Where did you get the notion that it is "Perfectly tolerable" etc etc? How heavily laden with judgement this is. You describe these young women as though they are cats on heat. How about some analysis into why many women and are marginalized? Do you have any answers such that could advance initiatives and programs which might be productive in the decrease of generational poverty, illiteracy  and reliance on welfare? Or will you continue to brand and label people who have fallen between the middle class cracks as promiscuous and or feckless. Could you investigate the reasons behind a whole class of our citizens who have become the refuse of a system so  geared towards the polarization of the rich and the poor, that we are losing sight of the fact  that they are human. Would you care to write and article about the trend to ghettoization of minority populations in our cities and towns. I don't see that you would care to write about any of this, it is far easier for you to take the high ground, blaming and pointing your finger. God forbid, it may even cause you to think for a change.

Let me assure you, that there are very few mothers who would feel glad about the fact that their child was or is being adopted. Some may choose adoption, but it would be presumptuous or incorrect to say they would welcome it. 

Let me say, that I believe there is a place in society for adoption, but the Senate Inquiry and the upcoming Federal Apology has never been, and will not be about adoption at this level.
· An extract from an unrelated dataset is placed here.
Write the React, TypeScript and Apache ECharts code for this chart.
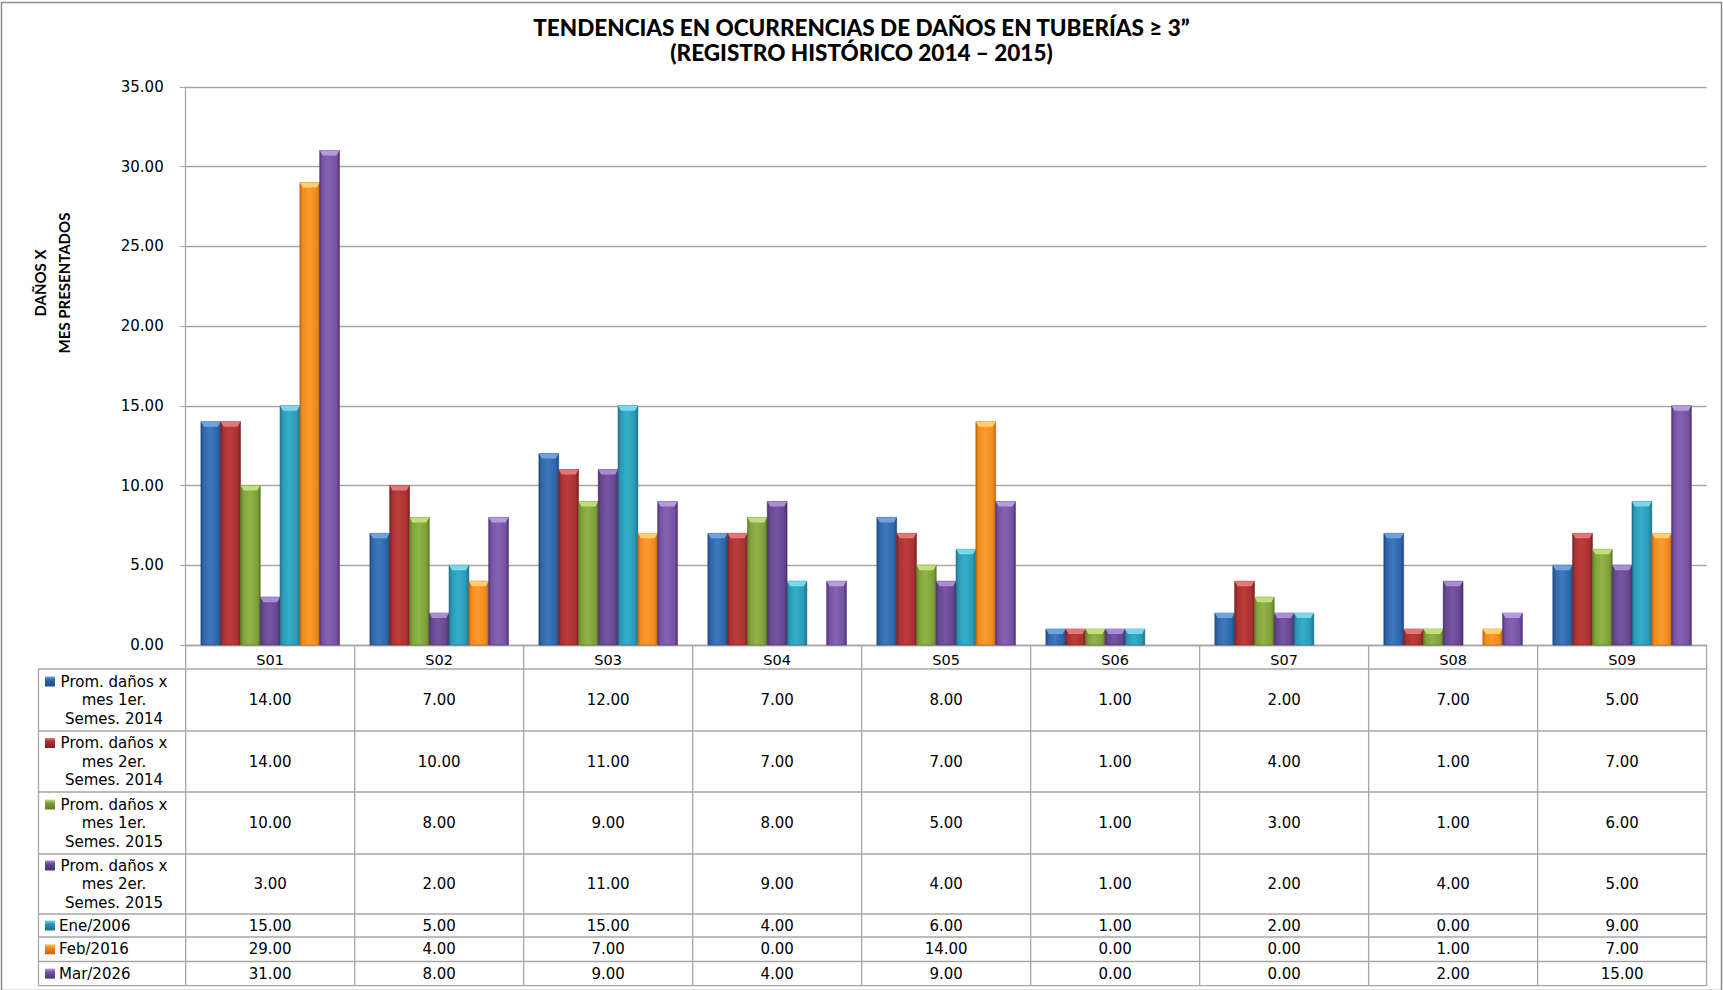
import React, { useEffect, useRef } from "react";
import * as echarts from "echarts";

const categories = ["S01", "S02", "S03", "S04", "S05", "S06", "S07", "S08", "S09"];
const seriesNames = [
  "Prom. daños x\nmes 1er.\nSemes. 2014",
  "Prom. daños x\nmes 2er.\nSemes. 2014",
  "Prom. daños x\nmes 1er.\nSemes. 2015",
  "Prom. daños x\nmes 2er.\nSemes. 2015",
  "Ene/2006",
  "Feb/2016",
  "Mar/2026",
];
const s1 = [14, 7, 12, 7, 8, 1, 2, 7, 5];
const s2 = [14, 10, 11, 7, 7, 1, 4, 1, 7];
const s3 = [10, 8, 9, 8, 5, 1, 3, 1, 6];
const s4 = [3, 2, 11, 9, 4, 1, 2, 4, 5];
const s5 = [15, 5, 15, 4, 6, 1, 2, 0, 9];
const s6 = [29, 4, 7, 0, 14, 0, 0, 1, 7];
const s7 = [31, 8, 9, 4, 9, 0, 0, 2, 15];
const seriesData = [s1, s2, s3, s4, s5, s6, s7];
const yTicks = { min: 0, max: 35, interval: 5 };

// [dark edge, base, light, cap]
const palette = [
  ["#1d4a85", "#2f65a8", "#3f78bf", "#6fa3e0"],
  ["#7e2020", "#a83232", "#bd3c3a", "#e07a78"],
  ["#5c7a25", "#7fa03a", "#90b448", "#bfe07a"],
  ["#45306a", "#66468f", "#7656a3", "#a98bd6"],
  ["#1b7088", "#2b98b5", "#35aecb", "#7ad8ee"],
  ["#c0650c", "#f08a1e", "#f99b30", "#ffd070"],
  ["#4e3478", "#7552a2", "#8562b3", "#b79be0"],
];

const W = 1723;
const H = 990;
const gridLeft = 185.7;
const gridRight = 1706.6;
const gridTop = 86.8;
const gridBottom = 645;
const tableLeft = 38.5;
const rowLines = [669, 731, 792, 854, 914, 937, 961.5, 985.7];
const FONT = "DejaVu Sans";
const NARROW = "Lato";

export default function App() {
  const ref = useRef<HTMLDivElement>(null);
  useEffect(() => {
    if (!ref.current) return;
    const chart = echarts.init(ref.current, undefined, { renderer: "svg" });

    const nCat = categories.length;
    const colW = (gridRight - gridLeft) / nCat;
    const graphics: any[] = [];
    const lineStyle = { stroke: "#a6a6a6", lineWidth: 1.3 };
    // outer frame
    graphics.push({
      type: "rect",
      shape: { x: 1.5, y: 2.5, width: W - 3, height: H - 2 },
      style: { fill: "none", stroke: "#8c8c8c", lineWidth: 1.5 },
      silent: true,
    });
    rowLines.forEach((y) => {
      graphics.push({
        type: "line",
        shape: { x1: tableLeft, y1: y, x2: gridRight, y2: y },
        style: lineStyle,
        silent: true,
      });
    });
    graphics.push({
      type: "line",
      shape: { x1: tableLeft, y1: rowLines[0], x2: tableLeft, y2: rowLines[rowLines.length - 1] },
      style: lineStyle,
      silent: true,
    });
    for (let i = 0; i <= nCat; i++) {
      const x = gridLeft + i * colW;
      graphics.push({
        type: "line",
        shape: { x1: x, y1: gridBottom, x2: x, y2: rowLines[rowLines.length - 1] },
        style: lineStyle,
        silent: true,
      });
    }
    seriesNames.forEach((name, r) => {
      const y0 = rowLines[r];
      const y1 = rowLines[r + 1];
      const cy = (y0 + y1) / 2;
      const lines = name.split("\n");
      const lh = 18.5;
      const firstY = lines.length > 1 ? cy - lh : cy;
      graphics.push({
        type: "rect",
        shape: { x: 45, y: firstY - 5, width: 10, height: 10 },
        style: {
          fill: new echarts.graphic.LinearGradient(0, 0, 0, 1, [
            { offset: 0, color: palette[r][3] },
            { offset: 0.35, color: palette[r][1] },
            { offset: 1, color: palette[r][0] },
          ]),
        },
        silent: true,
      });
      if (lines.length > 1) {
        lines.forEach((ln, k) => {
          graphics.push({
            type: "text",
            x: 114,
            y: cy + (k - 1) * lh,
            style: {
              text: ln,
              font: `15px "${FONT}"`,
              fill: "#000",
              align: "center",
              verticalAlign: "middle",
            },
            silent: true,
          });
        });
      } else {
        graphics.push({
          type: "text",
          x: 59,
          y: cy,
          style: {
            text: name,
            font: `15px "${FONT}"`,
            fill: "#000",
            align: "left",
            verticalAlign: "middle",
          },
          silent: true,
        });
      }
      seriesData[r].forEach((v, c) => {
        graphics.push({
          type: "text",
          x: gridLeft + (c + 0.5) * colW,
          y: cy,
          style: {
            text: v.toFixed(2),
            font: `15px "${FONT}"`,
            fill: "#000",
            align: "center",
            verticalAlign: "middle",
          },
          silent: true,
        });
      });
    });
    graphics.push({
      type: "text",
      x: 52,
      y: 283,
      rotation: Math.PI / 2,
      style: {
        text: "DAÑOS X\nMES PRESENTADOS",
        font: `bold 15px "${NARROW}"`,
        fill: "#000",
        align: "center",
        verticalAlign: "middle",
        lineHeight: 24,
      },
      silent: true,
    });

    const makeSeries = (idx: number) => ({
      type: "custom",
      name: seriesNames[idx],
      data: seriesData[idx].map((v, c) => [c, v]),
      encode: { x: 0, y: 1 },
      renderItem: (params: any, api: any) => {
        const ci = api.value(0);
        const v = api.value(1);
        if (!v) return null;
        const base = api.coord([ci, 0]);
        const top = api.coord([ci, v]);
        const band = api.size([1, 0])[0];
        const groupW = band * 0.82;
        const bw = groupW / 7;
        const x = base[0] - groupW / 2 + idx * bw;
        const p = palette[idx];
        const h = base[1] - top[1];
        const cap = Math.min(5, h);
        return {
          type: "group",
          children: [
            {
              type: "rect",
              shape: { x: x, y: top[1], width: bw, height: h },
              style: {
                fill: new echarts.graphic.LinearGradient(0, 0, 1, 0, [
                  { offset: 0, color: p[0] },
                  { offset: 0.12, color: p[1] },
                  { offset: 0.45, color: p[2] },
                  { offset: 0.85, color: p[1] },
                  { offset: 1, color: p[0] },
                ]),
                stroke: p[0],
                lineWidth: 0.6,
              },
            },
            {
              type: "polygon",
              shape: {
                points: [
                  [x, top[1]],
                  [x + bw, top[1]],
                  [x + bw - 3, top[1] + cap],
                  [x + 3, top[1] + cap],
                ],
              },
              style: { fill: p[3] },
            },
          ],
        };
      },
    });

    chart.setOption({
      animation: false,
      title: {
        text: "TENDENCIAS EN OCURRENCIAS DE DAÑOS EN TUBERÍAS ≥ 3”\n(REGISTRO HISTÓRICO 2014 – 2015)",
        left: "center",
        top: 10,
        textStyle: {
          fontFamily: NARROW,
          fontWeight: 900,
          fontSize: 22.5,
          lineHeight: 25,
          color: "#000",
        },
      },
      grid: {
        left: gridLeft,
        right: W - gridRight,
        top: gridTop,
        bottom: H - gridBottom,
        containLabel: false,
      },
      xAxis: {
        type: "category",
        data: categories,
        axisLine: { show: true, lineStyle: { color: "#a6a6a6", width: 1.3 } },
        axisTick: { show: false },
        axisLabel: {
          margin: 7,
          fontFamily: FONT,
          fontSize: 14.5,
          color: "#000",
        },
      },
      yAxis: {
        type: "value",
        min: yTicks.min,
        max: yTicks.max,
        interval: yTicks.interval,
        axisLine: { show: true, lineStyle: { color: "#a6a6a6", width: 1.3 } },
        axisTick: { show: true, length: 6, lineStyle: { color: "#a6a6a6" } },
        splitLine: { show: true, lineStyle: { color: "#a6a6a6", width: 1.3 } },
        axisLabel: {
          margin: 22,
          fontFamily: FONT,
          fontSize: 15,
          color: "#000",
          formatter: (v: number) => v.toFixed(2),
        },
      },
      series: seriesData.map((_, i) => makeSeries(i)),
      graphic: graphics,
    });
    return () => chart.dispose();
  }, []);
  return <div ref={ref} style={{ width: W, height: H, position: "absolute", left: 0, top: 0 }} />;
}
It was and will be about calling into question the fact that human beings were forced/coerced at many levels, to give away their own flesh and blood because they lived in an society that was intolerant, judgmental, and so riddled with religious dogma, that it would not see the harm in what they were doing.
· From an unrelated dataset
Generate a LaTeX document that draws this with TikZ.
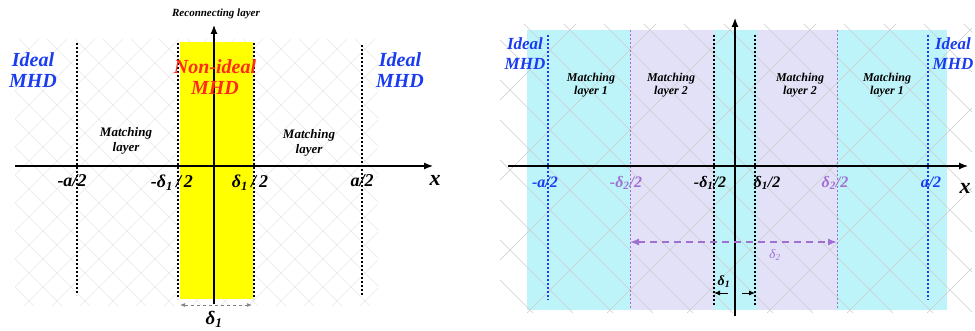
\documentclass[tikz,border=0pt]{standalone}
\usepackage{fontspec}
\setmainfont{Liberation Serif}
\usetikzlibrary{arrows.meta,positioning}
\definecolor{idealblue}{HTML}{1A3CF0}
\definecolor{nonidealred}{HTML}{FF2A1A}
\definecolor{layeryellow}{HTML}{FFFF00}
\definecolor{layercyan}{HTML}{BDF4FA}
\definecolor{layerlav}{HTML}{E3E1F8}
\definecolor{deltapurple}{HTML}{A070D0}
\tikzset{
  lbl/.style={font=\bfseries\itshape, align=center, inner sep=0pt},
  bound/.style={line width=1.4pt, dash pattern=on 2pt off 2pt},
  axisline/.style={line width=1.2pt, -{Latex[length=9pt,width=7pt]}},
  hatchfaint/.style={gray!18, line width=0.5pt},
  hatchgrey/.style={gray!40, line width=0.5pt}
}

\begin{document}
\begin{tikzpicture}[x=1pt,y=-1pt,>=Latex]
\useasboundingbox (0,0) rectangle (975,331);

% left panel: hatch, then the reconnecting layer
\begin{scope}
  \clip (15,40) rectangle (378,305);
  \foreach \k in {-300,-272,...,400} {
    \draw[hatchfaint] (\k,0) -- ++(350,350);
    \draw[hatchfaint] (\k,350) -- ++(350,-350);
  }
\end{scope}
\fill[layeryellow] (180,42) rectangle (253,299);

\draw[bound] (77,43) -- (77,295);
\draw[bound] (178,43) -- (178,299);
\draw[bound] (254,43) -- (254,299);
\draw[bound] (362,45) -- (362,295);

\coordinate (Lx0) at (15,166);
\coordinate (Lx1) at (433,166);
\coordinate (Ly0) at (214,304);
\coordinate (Ly1) at (214,25);
\draw[axisline] (Lx0) -- (Lx1);
\draw[axisline] (Ly0) -- (Ly1);
\node[lbl, font=\fontsize{11}{12}\selectfont\bfseries\itshape] (recon) at (216,14) {Reconnecting layer};
\node[lbl, font=\fontsize{22}{22}\selectfont\bfseries\itshape] (Lxlab) at (435,180) {x};

\node[lbl, text=idealblue, font=\fontsize{20}{21}\selectfont\bfseries\itshape] (Lideal) at (33,70) {Ideal\\MHD};
\node[lbl, text=idealblue, font=\fontsize{20}{21}\selectfont\bfseries\itshape] (Rideal0) at (400,70) {Ideal\\MHD};
\node[lbl, text=nonidealred, font=\fontsize{20}{21}\selectfont\bfseries\itshape] (nonideal) at (215,77) {Non-ideal\\MHD};
\node[lbl, font=\fontsize{13}{15}\selectfont\bfseries\itshape] (Lmatch) at (126,141) {Matching\\layer};
\node[lbl, font=\fontsize{13}{15}\selectfont\bfseries\itshape] (Rmatch) at (309,143) {Matching\\layer};

\node[lbl, font=\fontsize{18}{18}\selectfont\bfseries\itshape] (Lma) at (72,181) {-a/2};
\node[lbl, font=\fontsize{18}{18}\selectfont\bfseries\itshape] (Lmd) at (172,183) {-δ\textsubscript{1}\,/\,2};
\node[lbl, font=\fontsize{18}{18}\selectfont\bfseries\itshape] (Lpd) at (250,183) {δ\textsubscript{1}\,/\,2};
\node[lbl, font=\fontsize{18}{18}\selectfont\bfseries\itshape] (Lpa) at (362,181) {a/2};

\coordinate (Ld0) at (180,305);
\coordinate (Ld1) at (252,305);
\draw[gray, dashed, line width=0.6pt, {Latex[length=5pt]}-{Latex[length=5pt]}] (Ld0) -- (Ld1);
\node[lbl, font=\fontsize{19}{19}\selectfont\bfseries\itshape] (Ldel) at (214,319) {δ\textsubscript{1}};

% right panel: layers, then hatch on top
\fill[layercyan] (527,30) rectangle (947,310);
\fill[layerlav] (630,30) rectangle (714,310);
\fill[layerlav] (757,30) rectangle (837,310);
\begin{scope}
  \clip (500,25) rectangle (972,312);
  \foreach \k in {100,140,...,980} {
    \draw[hatchgrey] (\k,0) -- ++(350,350);
  }
  \foreach \k in {520,600,...,1300} {
    \draw[hatchgrey] (\k,0) -- ++(-350,350);
  }
\end{scope}

\draw[bound, idealblue] (548,35) -- (548,300);
\draw[bound, deltapurple, line width=1pt] (630,30) -- (630,310);
\draw[bound] (714,35) -- (714,305);
\draw[bound] (755,35) -- (755,305);
\draw[bound, deltapurple, line width=1pt] (837,30) -- (837,310);
\draw[bound, idealblue] (928,35) -- (928,300);

\coordinate (Rx0) at (508,166);
\coordinate (Rx1) at (968,166);
\coordinate (Ry0) at (735,316);
\coordinate (Ry1) at (735,18);
\draw[axisline] (Rx0) -- (Rx1);
\draw[axisline] (Ry0) -- (Ry1);
\node[lbl, font=\fontsize{22}{22}\selectfont\bfseries\itshape] (Rxlab) at (965,188) {x};

\node[lbl, text=idealblue, font=\fontsize{17}{20}\selectfont\bfseries\itshape] (RLideal) at (525,54) {Ideal\\MHD};
\node[lbl, text=idealblue, font=\fontsize{17}{20}\selectfont\bfseries\itshape] (RRideal) at (953,54) {Ideal\\MHD};
\node[lbl, font=\fontsize{12}{13}\selectfont\bfseries\itshape] (m1l) at (591,85) {Matching\\layer 1};
\node[lbl, font=\fontsize{12}{13}\selectfont\bfseries\itshape] (m2l) at (671,85) {Matching\\layer 2};
\node[lbl, font=\fontsize{12}{13}\selectfont\bfseries\itshape] (m2r) at (800,85) {Matching\\layer 2};
\node[lbl, font=\fontsize{12}{13}\selectfont\bfseries\itshape] (m1r) at (887,85) {Matching\\layer 1};

\node[lbl, text=idealblue, font=\fontsize{16}{16}\selectfont\bfseries\itshape] (Rma) at (545,182) {-a/2};
\node[lbl, text=deltapurple, font=\fontsize{16}{16}\selectfont\bfseries\itshape] (Rm2) at (626,183) {-δ\textsubscript{2}/2};
\node[lbl, font=\fontsize{16}{16}\selectfont\bfseries\itshape] (Rm1) at (710,183) {-δ\textsubscript{1}/2};
\node[lbl, font=\fontsize{16}{16}\selectfont\bfseries\itshape] (Rp1) at (767,183) {δ\textsubscript{1}/2};
\node[lbl, text=deltapurple, font=\fontsize{16}{16}\selectfont\bfseries\itshape] (Rp2) at (835,183) {δ\textsubscript{2}/2};
\node[lbl, text=idealblue, font=\fontsize{16}{16}\selectfont\bfseries\itshape] (Rpa) at (931,182) {a/2};

\coordinate (d2a) at (630,242);
\coordinate (d2b) at (837,242);
\draw[deltapurple, line width=1.4pt, dash pattern=on 7pt off 5pt, {Latex[length=9pt,width=7pt]}-{Latex[length=9pt,width=7pt]}] (d2a) -- (d2b);
\node[lbl, text=deltapurple, font=\fontsize{13}{13}\selectfont\itshape] (d2lab) at (775,255) {δ\textsubscript{2}};

\coordinate (d1a) at (728,293);
\coordinate (d1b) at (714,293);
\coordinate (d1c) at (742,293);
\coordinate (d1d) at (755,293);
\draw[line width=0.9pt, -{Latex[length=6pt,width=5pt]}] (d1a) -- (d1b);
\draw[line width=0.9pt, -{Latex[length=6pt,width=5pt]}] (d1c) -- (d1d);
\node[lbl, font=\fontsize{14}{14}\selectfont\bfseries\itshape] (d1lab) at (724,282) {δ\textsubscript{1}};
\end{tikzpicture}
\end{document}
I am disgusted and insulted that you would write an article such that was published today. I am grateful to the Prime Minister for her humanity in this area, grateful for her recognition that an apology will help me heal for the wounds inflicted upon me by a society that thought it was okay to give my child up for adoption. I suffered and my child suffered. To say that my child grew up as a happy person because of adoption would be a gross insult, yet you infer this to be the case. 

I suggest you write the sports or gardening column, unless you can generate some empathy. If you think what you wrote would get you the the popular vote on a hot Sunday prior to Christmas, then you need think again!